Focus on materials and lighting before color and accessories. Swap synthetic or simulated materials for one authentic one — a real wool rug, a solid wood piece of furniture, a natural linen curtain. Fix the lighting so it’s warm and layered rather than relying on a single overhead source. Edit the room before adding anything new. These changes align with every direction current interior design is moving, without tying you to any specific trend that may date in two years.
Is maximalism back, and how is it different from just having a lot of stuff?
Sophisticated maximalism is back, and the difference between it and clutter is intentionality. A maximalist room in the current mode has been edited — every object has been chosen, every pattern has been considered in relation to the others, and the overall effect is rich and layered rather than random and overwhelming. The test is whether removing any single element would make the room feel more or less complete.

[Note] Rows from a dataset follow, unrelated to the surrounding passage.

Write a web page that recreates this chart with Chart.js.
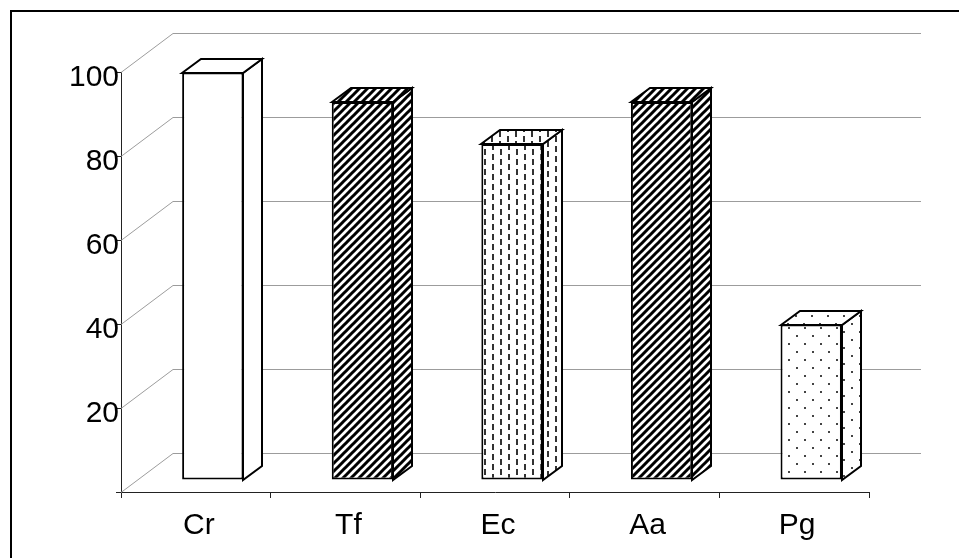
<!DOCTYPE html>
<html>
<head>
<meta charset="utf-8">
<script src="https://cdn.jsdelivr.net/npm/chart.js@4.4.1/dist/chart.umd.min.js"></script>
<style>
  html, body { margin: 0; padding: 0; background: #fff; }
  canvas { display: block; }
</style>
</head>
<body>
<canvas id="chart" width="959" height="558"></canvas>
<script>
// Data
const categories = ['Cr', 'Tf', 'Ec', 'Aa', 'Pg'];
const values = [97, 90, 80, 90, 37];
const fillKinds = ['plain', 'hatch', 'dash', 'hatch', 'dots'];
const yTickStep = 20;
const yMax = 100;

// 3D projection: depth vector of the floor/walls, and the share of it a box takes
const DEPTH = { x: 52, y: -39 };
const BOX_DEPTH = 0.365;
const FRONT_GAP = (1 - BOX_DEPTH) / 2;

const FONT = { family: "'Liberation Sans', Arial, sans-serif", size: 30 };

function makePattern(kind) {
  const c = document.createElement('canvas');
  const g = c.getContext('2d');
  if (kind === 'hatch') {
    c.width = 8; c.height = 8;
    g.fillStyle = '#fff'; g.fillRect(0, 0, 8, 8);
    g.strokeStyle = '#000'; g.lineWidth = 3;
    g.beginPath();
    for (let k = -1; k <= 1; k++) {
      g.moveTo(k * 8 - 2, 10);
      g.lineTo(k * 8 + 10, -2);
    }
    g.stroke();
  } else if (kind === 'dash') {
    c.width = 16; c.height = 10;
    g.fillStyle = '#fff'; g.fillRect(0, 0, 16, 10);
    g.fillStyle = '#333';
    g.fillRect(3, 1, 2, 6);
    g.fillRect(11, 6, 2, 4);
    g.fillRect(11, 0, 2, 2);
  } else if (kind === 'dots') {
    c.width = 16; c.height = 16;
    g.fillStyle = '#fff'; g.fillRect(0, 0, 16, 16);
    g.fillStyle = '#444';
    g.fillRect(3, 3, 2, 2);
    g.fillRect(11, 11, 2, 2);
  } else {
    return '#fff';
  }
  return g.createPattern(c, 'repeat');
}

const fills = fillKinds.map(makePattern);

function poly(ctx, pts) {
  ctx.beginPath();
  ctx.moveTo(pts[0][0], pts[0][1]);
  for (let i = 1; i < pts.length; i++) ctx.lineTo(pts[i][0], pts[i][1]);
  ctx.closePath();
  ctx.fill();
  ctx.stroke();
}

const box3d = {
  id: 'box3d',
  beforeDraw(chart) {
    // outer frame (top and left edges)
    const { ctx } = chart;
    ctx.save();
    ctx.strokeStyle = '#000';
    ctx.lineWidth = 2;
    ctx.beginPath();
    ctx.moveTo(11, chart.height + 2);
    ctx.lineTo(11, 11);
    ctx.lineTo(chart.width + 2, 11);
    ctx.stroke();
    ctx.restore();
  },
  beforeDatasetsDraw(chart) {
    const { ctx, chartArea: a, scales: { y } } = chart;
    // side wall diagonals and back wall gridlines
    ctx.save();
    ctx.lineWidth = 1;
    ctx.strokeStyle = '#9c9c9c';
    y.ticks.forEach(t => {
      const py = Math.round(y.getPixelForValue(t.value)) + 0.5;
      ctx.beginPath();
      ctx.moveTo(a.left, py);
      ctx.lineTo(a.left + DEPTH.x, py + DEPTH.y);
      ctx.lineTo(a.right + DEPTH.x, py + DEPTH.y);
      ctx.stroke();
    });
    ctx.restore();
    // front faces sit part-way into the depth
    ctx.save();
    ctx.translate(Math.round(DEPTH.x * FRONT_GAP), Math.round(DEPTH.y * FRONT_GAP));
  },
  afterDatasetsDraw(chart) {
    const { ctx } = chart;
    ctx.restore();
    const ox = Math.round(DEPTH.x * FRONT_GAP), oy = Math.round(DEPTH.y * FRONT_GAP);
    const bx = Math.round(DEPTH.x * BOX_DEPTH), by = Math.round(DEPTH.y * BOX_DEPTH);
    const meta = chart.getDatasetMeta(0);
    ctx.save();
    ctx.strokeStyle = '#000';
    ctx.lineWidth = 2;
    ctx.lineJoin = 'miter';
    meta.data.forEach((bar, i) => {
      const { x, y, base, width } = bar.getProps(['x', 'y', 'base', 'width'], true);
      const L = Math.round(x - width / 2) + ox, R = Math.round(x + width / 2) + ox;
      const T = Math.round(y) + oy, B = Math.round(base) + oy;
      ctx.fillStyle = fills[i];
      poly(ctx, [[R, T], [R + bx, T + by], [R + bx, B + by], [R, B]]);
      poly(ctx, [[L, T], [L + bx, T + by], [R + bx, T + by], [R, T]]);
    });
    ctx.restore();
  }
};

new Chart(document.getElementById('chart'), {
  type: 'bar',
  data: {
    labels: categories,
    datasets: [{
      data: values,
      backgroundColor: fills,
      borderColor: '#000',
      borderWidth: 2,
      borderSkipped: false,
      categoryPercentage: 1,
      barPercentage: 0.41,
      clip: false
    }]
  },
  options: {
    responsive: false,
    animation: false,
    events: [],
    layout: { padding: { left: 0, top: 72, right: 90, bottom: 0 } },
    plugins: { legend: { display: false }, tooltip: { enabled: false } },
    scales: {
      x: {
        offset: true,
        grid: { drawOnChartArea: false, tickLength: 6, color: '#222', offset: true },
        border: { color: '#222', width: 1 },
        ticks: { font: FONT, color: '#000', padding: 10, labelOffset: 3 },
        afterFit(s) { s.height = 66; }
      },
      y: {
        min: 0,
        max: yMax,
        grid: { drawOnChartArea: false, tickLength: 5, color: '#222' },
        border: { color: '#222', width: 1 },
        ticks: {
          stepSize: yTickStep,
          font: FONT,
          color: '#000',
          padding: -3,
          labelOffset: 6,
          callback: v => (v === 0 ? '' : v)
        },
        afterFit(s) { s.width = 121; }
      }
    }
  },
  plugins: [box3d]
});
</script>
</body>
</html>
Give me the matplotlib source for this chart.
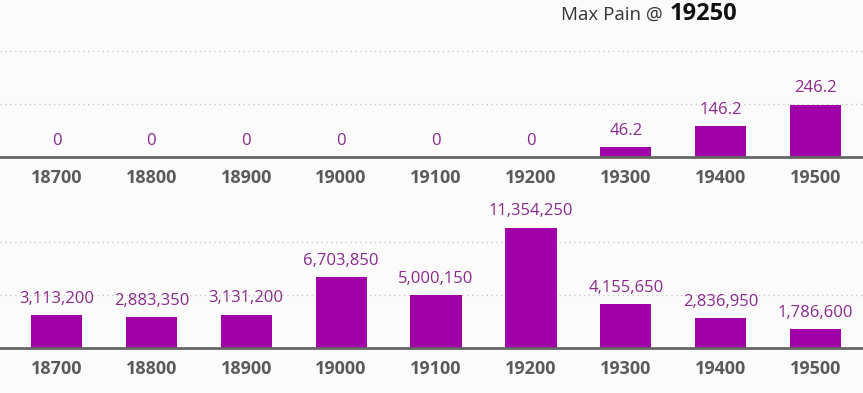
import numpy as np
import matplotlib.pyplot as plt

# strikes and values
strikes = ['18700', '18800', '18900', '19000', '19100', '19200', '19300', '19400', '19500']
top_values = [0, 0, 0, 0, 0, 0, 46.2, 146.2, 246.2]
top_labels = ['0', '0', '0', '0', '0', '0', '46.2', '146.2', '246.2']
bottom_values = [3113200, 2883350, 3131200, 6703850, 5000150, 11354250, 4155650, 2836950, 1786600]
max_pain = '19250'

W, H = 863, 393
bg = '#fbfbfb'
bar_color = '#a100a8'
label_color = '#8a2a8c'
tick_color = '#5a5a5a'

plt.rcParams['font.family'] = ['Open Sans', 'DejaVu Sans']

fig = plt.figure(figsize=(W / 100, H / 100), dpi=100, facecolor=bg)


def panel(y_top, y_base, ylim_top, values, labels, grid_step):
    ax = fig.add_axes([0, (H - y_base) / H, 1, (y_base - y_top) / H])
    ax.set_facecolor(bg)
    x = np.arange(len(strikes))
    ax.bar(x, values, width=0.54, color=bar_color, zorder=3)
    ax.set_xlim(-0.595, 8.5)
    ax.set_ylim(0, ylim_top)
    ax.set_yticks(np.arange(grid_step, ylim_top, grid_step))
    ax.yaxis.grid(True, linestyle=(0, (1, 2.5)), color='#c8c8c8', linewidth=1)
    ax.tick_params(axis='y', left=False, labelleft=False)
    ax.set_xticks(x)
    ax.set_xticklabels(strikes, fontsize=13, fontweight='bold', color=tick_color)
    ax.tick_params(axis='x', length=0, pad=9)
    for s in ['top', 'left', 'right']:
        ax.spines[s].set_visible(False)
    ax.spines['bottom'].set_color('#666666')
    ax.spines['bottom'].set_linewidth(2)
    ax.spines['bottom'].set_zorder(4)
    for xi, v, lab in zip(x, values, labels):
        ax.annotate(lab, (xi, v), xytext=(0, 6), textcoords='offset points',
                    ha='center', va='bottom', fontsize=12, color=label_color)
    return ax


panel(0, 157, 740, top_values, top_labels, 250)
panel(190, 348, 14.9e6, bottom_values, [f'{v:,}' for v in bottom_values], 5e6)

fig.text(663 / W, 1 - 15 / H, 'Max Pain @', ha='right', va='center',
         fontsize=13.5, color='#333333')
fig.text(670 / W, 1 - 14 / H, max_pain, ha='left', va='center',
         fontsize=17, fontweight='bold', color='#111111')

fig.savefig('out.png', dpi=100, facecolor=bg)
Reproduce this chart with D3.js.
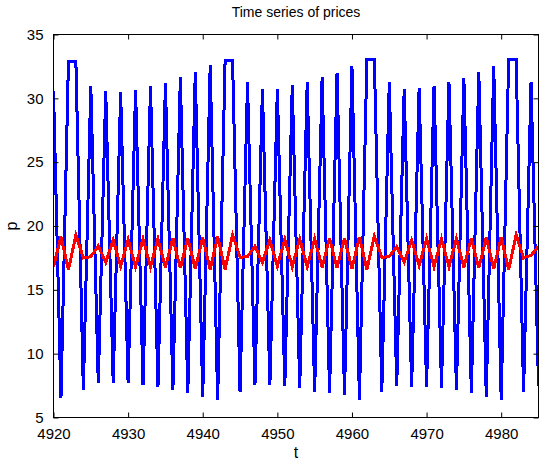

In good maximalism, removing things makes the room feel emptier and less itself. In clutter, removing things creates relief.
What’s the biggest mistake homeowners make when trying to follow interior design trends?
Buying accessories before fixing the fundamentals. Paint, lighting, and key furniture pieces define a room. Cushions, throws, and decorative objects support what’s already there — they can’t do the work of a good sofa, a well-chosen rug, or a properly considered light source. The most common pattern in rooms that feel almost right but not quite is excellent accessories sitting in a room where the fundamentals haven’t been addressed. Start with the bones, then style around them.